5 Questions with Marameo

Marameo director photo.jpg

1) Can you talk briefly about your background, and how you first got interested in filmmaking?

I started as a graffiti artist, first painting then filming and photographing graffiti artists around me.

2) What was the initial idea and how did it evolve from there?

Everything started with graffiti, the night, the city and the people. I used to spend long nights out around the city graffiting together with my crew. The more I got into it the more I realized It wasn’t really just graffiti, rather it was the locations and the people we chanced upon every time we were out. We were always meeting great characters in amazing settings and I got interested in documenting them.

The initial idea was far more focussed on graffiti because of my proximity to that world. Later into pre-production and into filming, the film evolved from a graffiti documentary into a nocturnal city symphony. As we got deeper into the process, the roots of my interest came to the fore and I realised rather than document a subculture within Bologna, I wanted to depict Bologna as I had experienced it, with multiple subcultures co-existing under the cover of night.

3) What was the biggest challenge in making this film? And generally what part of the creative process do you enjoy the most?

The biggest challenge was pre-production and being serious about making sure what I wanted to film was worth filming. What was it that I really wanted to film? It was about deconstructing surface interests like graffiti and uncovering something I was closer to. It was about being prepared, and being prepared for something unexpected. I knew Bologna, I knew my characters, but documentaries rely on the tension between knowing a world and capturing something you could never have planned. The hardest process was preparing, but once I felt ready, filming and editing came smoothly. As we began to shoot, we became involved in a universe. We uncovered hidden sides of the city that we began to live in. In graffiti that’s what you call freestyling. We started living in a world we were filming and ended up filming the world we were living. That was the part I enjoyed most, filming, and living through filming.

4) What’s a film you’ve seen recently, new or old, that you really loved and why?

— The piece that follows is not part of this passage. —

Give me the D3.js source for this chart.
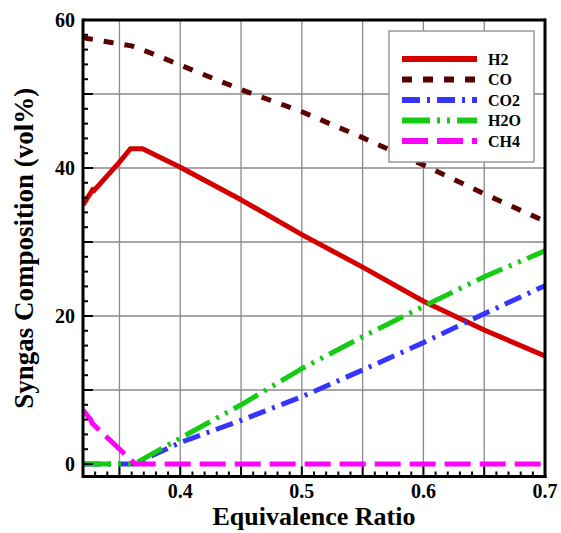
<!DOCTYPE html>
<html>
<head>
<meta charset="utf-8">
<script src="https://cdn.jsdelivr.net/npm/d3@7"></script>
<style>
  html, body { margin: 0; padding: 0; background: #fff; }
  svg { display: block; }
  text { font-family: "Liberation Serif", "Times New Roman", serif; font-weight: bold; fill: #000; }
</style>
</head>
<body>
<svg id="chart" width="561" height="533"></svg>
<script>
// ---- data ----
const seriesNames = ["H2", "CO", "CO2", "H2O", "CH4"];
const h2X  = [0.32, 0.328, 0.3288, 0.35, 0.359, 0.369, 0.4, 0.45, 0.5, 0.55, 0.6, 0.65, 0.7];
const h2Y  = [35.0, 37.1, 36.9, 40.8, 42.6, 42.6, 40.1, 35.7, 31.0, 26.6, 22.0, 18.1, 14.6];
const coX  = [0.32, 0.342, 0.36, 0.378, 0.4, 0.45, 0.5, 0.55, 0.6, 0.65, 0.7];
const coY  = [57.6, 57.0, 56.5, 55.4, 53.9, 50.6, 47.6, 44.1, 40.4, 36.5, 32.8];
const co2X = [0.32, 0.362, 0.4, 0.45, 0.5, 0.55, 0.6, 0.65, 0.7];
const co2Y = [0, 0, 2.9, 5.9, 9.1, 12.7, 16.4, 20.3, 24.1];
const h2oX = [0.32, 0.362, 0.4, 0.45, 0.5, 0.55, 0.6, 0.65, 0.7];
const h2oY = [0, 0, 3.5, 8.0, 12.9, 17.2, 21.3, 25.3, 28.8];
const ch4X = [0.32, 0.3265, 0.3275, 0.363, 0.7];
const ch4Y = [7.3, 5.95, 5.5, 0, 0];
const xTickLabels = [0.4, 0.5, 0.6, 0.7];
const yTickLabels = [0, 20, 40, 60];

// ---- styles ----
const styles = {
  H2:  { color: "#d40000", dash: null },
  CO:  { color: "#5a0000", dash: "10,11" },
  CO2: { color: "#3535ff", dash: "18,7,3,7" },
  H2O: { color: "#14cc14", dash: "28,7,3,7,3,7" },
  CH4: { color: "#ff00ff", dash: "26,9" }
};
const series = [
  { name: "H2",  x: h2X,  y: h2Y },
  { name: "CO",  x: coX,  y: coY },
  { name: "CO2", x: co2X, y: co2Y },
  { name: "H2O", x: h2oX, y: h2oY },
  { name: "CH4", x: ch4X, y: ch4Y }
];

const svg = d3.select("#chart");
const L = 83, R = 545, T = 20, B = 476.5;
const x = d3.scaleLinear().domain([0.32, 0.7]).range([L, R]);
const y = d3.scaleLinear().domain([0, 60]).range([464, T]);

// grid
const g = svg.append("g");
const xGrid = d3.range(0.35, 0.7, 0.05).map(v => +v.toFixed(2)).filter(v => v < 0.7);
const yGrid = d3.range(10, 60, 10);
g.selectAll(".vg").data(xGrid).join("line")
  .attr("x1", d => x(d)).attr("x2", d => x(d)).attr("y1", T).attr("y2", B)
  .attr("stroke", "#8a8a8a").attr("stroke-width", 1.3);
g.selectAll(".hg").data(yGrid).join("line")
  .attr("x1", L).attr("x2", R).attr("y1", d => y(d)).attr("y2", d => y(d))
  .attr("stroke", "#8a8a8a").attr("stroke-width", 1.3);

// clip
svg.append("clipPath").attr("id", "clip").append("rect")
  .attr("x", L).attr("y", T).attr("width", R - L).attr("height", B - T);

const line = d3.line().x(d => x(d[0])).y(d => y(d[1]));
const lines = svg.append("g").attr("clip-path", "url(#clip)");
series.forEach(s => {
  const pts = s.x.map((v, i) => [v, s.y[i]]);
  lines.append("path").datum(pts)
    .attr("d", line)
    .attr("fill", "none")
    .attr("stroke", styles[s.name].color)
    .attr("stroke-width", 5)
    .attr("stroke-dasharray", styles[s.name].dash)
    .attr("stroke-linejoin", "round");
});

// axes ticks
const ax = svg.append("g");
const xMinor = d3.range(33, 70, 1).map(v => v / 100);
ax.selectAll(".xm").data(xMinor).join("line")
  .attr("x1", d => x(d)).attr("x2", d => x(d))
  .attr("y1", B).attr("y2", d => (Math.round(d * 100) % 5 === 0) ? B - 10 : B - 5)
  .attr("stroke", "#000").attr("stroke-width", 2);
const yMinor = d3.range(0, 60, 2);
ax.selectAll(".ym").data(yMinor).join("line")
  .attr("x1", L).attr("x2", d => (d % 10 === 0) ? L + 10 : L + 5)
  .attr("y1", d => y(d)).attr("y2", d => y(d))
  .attr("stroke", "#000").attr("stroke-width", 2);

// frame
svg.append("line").attr("x1", L).attr("x2", L).attr("y1", T - 1.5).attr("y2", B + 1.5)
  .attr("stroke", "#000").attr("stroke-width", 3);
svg.append("line").attr("x1", R).attr("x2", R).attr("y1", T - 1.5).attr("y2", B + 1.5)
  .attr("stroke", "#000").attr("stroke-width", 3);
svg.append("line").attr("x1", L).attr("x2", R).attr("y1", T).attr("y2", T)
  .attr("stroke", "#000").attr("stroke-width", 3);
svg.append("line").attr("x1", L).attr("x2", R + 1.5).attr("y1", B).attr("y2", B)
  .attr("stroke", "#000").attr("stroke-width", 3);

// tick labels
svg.selectAll(".xl").data(xTickLabels).join("text")
  .attr("x", d => x(d)).attr("y", 498)
  .attr("text-anchor", "middle").attr("font-size", 20)
  .text(d => d3.format(".1f")(d));
svg.selectAll(".yl").data(yTickLabels).join("text")
  .attr("x", 75).attr("y", d => y(d) + 7)
  .attr("text-anchor", "end").attr("font-size", 20)
  .text(d => d);

// axis titles
svg.append("text").attr("x", (L + R) / 2).attr("y", 525)
  .attr("text-anchor", "middle").attr("font-size", 26)
  .text("Equivalence Ratio");
svg.append("text").attr("transform", "translate(33," + ((T + B) / 2) + ") rotate(-90)")
  .attr("text-anchor", "middle").attr("font-size", 27)
  .text("Syngas Composition (vol%)");

// legend
const lg = svg.append("g");
lg.append("rect").attr("x", 389).attr("y", 31).attr("width", 145).attr("height", 131)
  .attr("fill", "#fff").attr("stroke", "#8a8a8a").attr("stroke-width", 1.3);
const rowY = d3.scalePoint().domain(seriesNames).range([59, 141]);
seriesNames.forEach(n => {
  lg.append("line").attr("x1", 402).attr("x2", 477)
    .attr("y1", rowY(n)).attr("y2", rowY(n))
    .attr("stroke", styles[n].color).attr("stroke-width", 6)
    .attr("stroke-dasharray", styles[n].dash);
  lg.append("text").attr("x", 488).attr("y", rowY(n) + 5.5)
    .attr("font-size", 16).text(n);
});
</script>
</body>
</html>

I recently watched Terra Di Mezzo (1996) by Italian director Matteo Garrone, also director of Dogman. I found the direction of the characters fantastic. He starts from real characters, he scripts them as for a fiction film and on set takes the film back to its documentary roots.

5) What’s next for you?

I see cinema as part of a wider medium – the audiovisual. What's next for me is to develop cinema into a less constructed and more immediate medium, both the making process and the distributive one. I think cinema is evolving slower than other current mediums and there is an urgent need and space for creative innovation.